An option spread is the combination of two different option types or strike prices to attain a common goal. The term option spread can be used to refer to an unlimited number of possibilities. For example, an option spread can involve the purchase of both a call and a put with the same strike prices, or it can be the purchase and sale of two calls with different strike prices. The sheer number of possibilities makes this topic beyond the scope of this book, but if you are interested in learning more on option spreads, you might want to pick up a copy of Commodity Options, which I authored and was published by FT Press.
To add to the confusion surrounding commodity vocabulary, an option spread has its own bid/ask spread. Just as a single call or put would have a price that you can buy it for and a price you can sell it for, a spread is priced as a package and has both a bid and an ask that represent the purchase or sales price for the combination of options.
Fortunately, when dealing with a spread on a spread, most insiders identify the bid/ask spread by its full name and also refer to the option spread by its specific name. For example, if a broker calls the trading floor to get a quote for an option spread, she might say something like this to the clerk who answers the phone: “Will you get me the bid/ask on the 900/950 call spread?” Similarly, when accessing an option spread quote via an electronic trading platform, a trader inputs the appropriate strike prices and designates the query as a “vertical call spread,” or some other type of recognized spread structure.
It is important to realize that, when getting a quote for an option spread, it isn’t necessary to decipher whether you will be buying or selling the spread. This is because the broker or trading platform gives you the quote for doing each. Therefore the bid/ask spread—the spread can be bought at the ask and sold at the bid.

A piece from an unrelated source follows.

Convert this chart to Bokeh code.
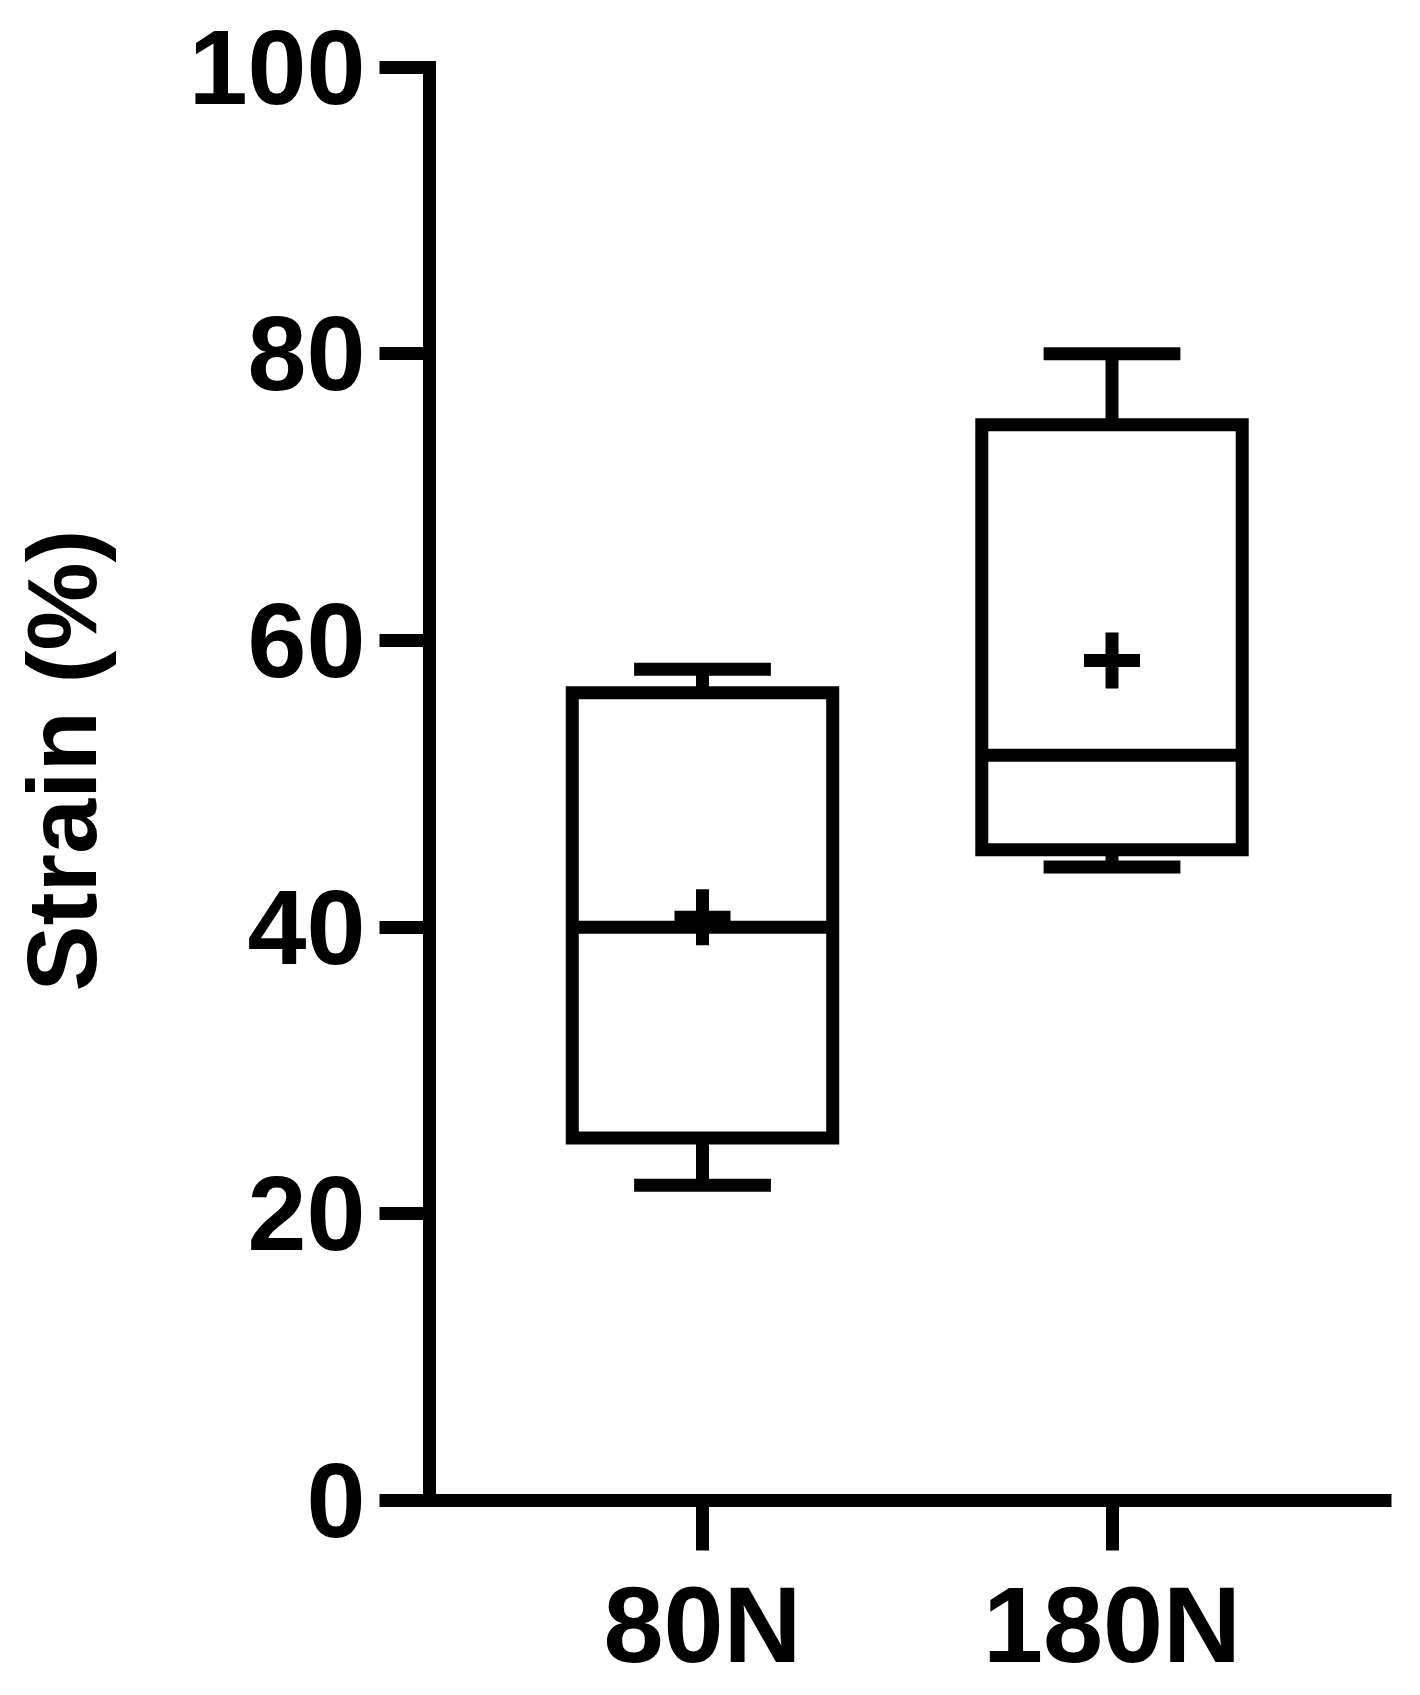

Once again, option spreads are too complex to discuss in any detail within this text. However, you need to realize that, when it comes to option spreads, if the price of the long option of the spread is higher than the price of the short options, the trader is buying the spread. If it is possible to collect more premium for the short legs than is paid for the long legs, the trader is selling the spread.
The increasing popularity of electronic trading platforms, and the resulting transparent option pricing, has encouraged many traders to place separate order tickets on various legs of their spreads instead of entering a single ticket to enter the trade as a package. For instance, an option spread between a long and a short call option could be entered using a spread order in which both legs are executed simultaneously. Alternatively, a trader could simply place an order to buy the desired call option, and then another to sell the other call option to complete the spread.
For margin purposes, option spreads are treated the same whether they are entered on one ticket or multiple tickets. However, some brokers with strict order entry risk policies might prefer traders to enter spreads on a single order ticket so that they know the trader’s intention before approving and executing the order. In other words, overactive risk-management desks might reject certain orders intended to be a part of a spread due to misunderstood risk and margin consequences.
In conclusion, traders are doing themselves a disservice by ignoring the potential benefits of incorporating option trading into speculation. Although option trading can seem complex on the surface, you owe it to yourself to be familiar with all the tools available to you as a trader. After all, taking the “easy road” in life often fails to be beneficial in the end, and this may be no different.